Joe Carter, a senior editor of Action Institute, a
Michigan-based group that focuses on the economy from a Christian perspective,
said he knew Johnson from working at the Family Research Council from 2006 to
2008.
“He was the guy who quietly took care of things,” Carter said.“If someone
came into the lobby to do something, they weren’t going to get past Leo.”
Johnson’s mother said she saw the story unfold on
TV news and knew even before his name became public that it was her son who had
been shot. By the time he called her from the hospital, Virginia Johnson said,
“I was crying. I was upset. He was trying to calm me down.”

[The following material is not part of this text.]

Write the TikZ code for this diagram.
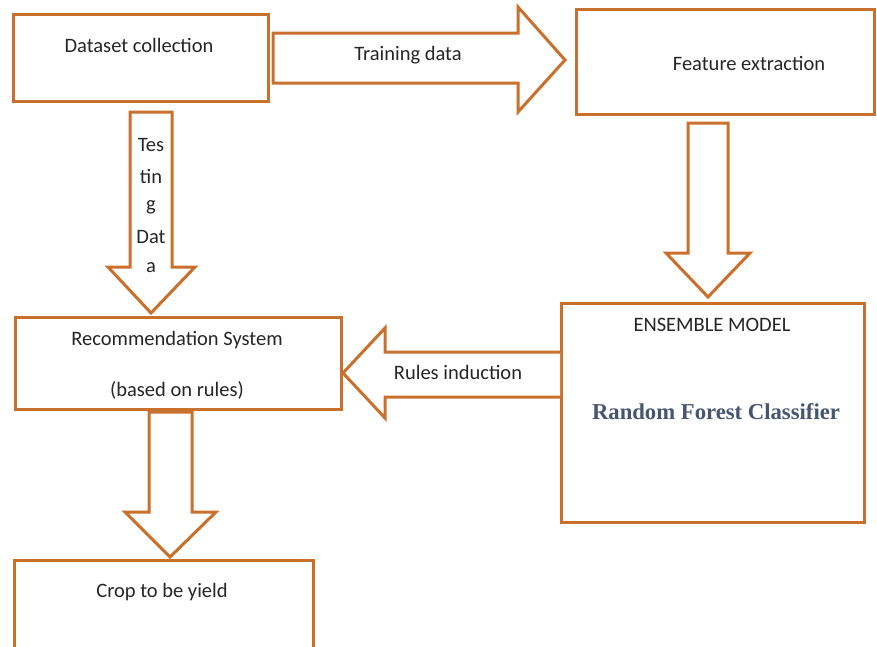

Virginia Johnson said her son, her only child,
graduated from Ballou High School in Southeast and went into the security
business. “He’s just a good person who tried to help people and never got into
trouble,” she said.
In an interview with WJLA-TV (Channel 7), Leonardo
Johnson said from his hospital room that Corkins shot him without warning and
that he tackled Corkins without realizing that he had been shot. “I didn’t feel
any pain,” he told the station. “I felt my arm snap back so I knew I was hit,
but I didn’t feel any pain. . . . Although I didn’t want to get shot, nobody
wants to get shot, I feel that God put me in a position to be there at that
time.”
At the news conference, Perkins singled out the
Southern Poverty Law Center for putting his organization on a list of hate
groups, saying that gave the gunman “a license to shoot an unarmed man,” and he
urged that the law center be “held accountable for their reckless use of
terminology.”
The law center, in a statement, called the
accusation outrageous and said the Family Research Council was ”seeking an
opportunity to score points” by using the shooting for political purposes.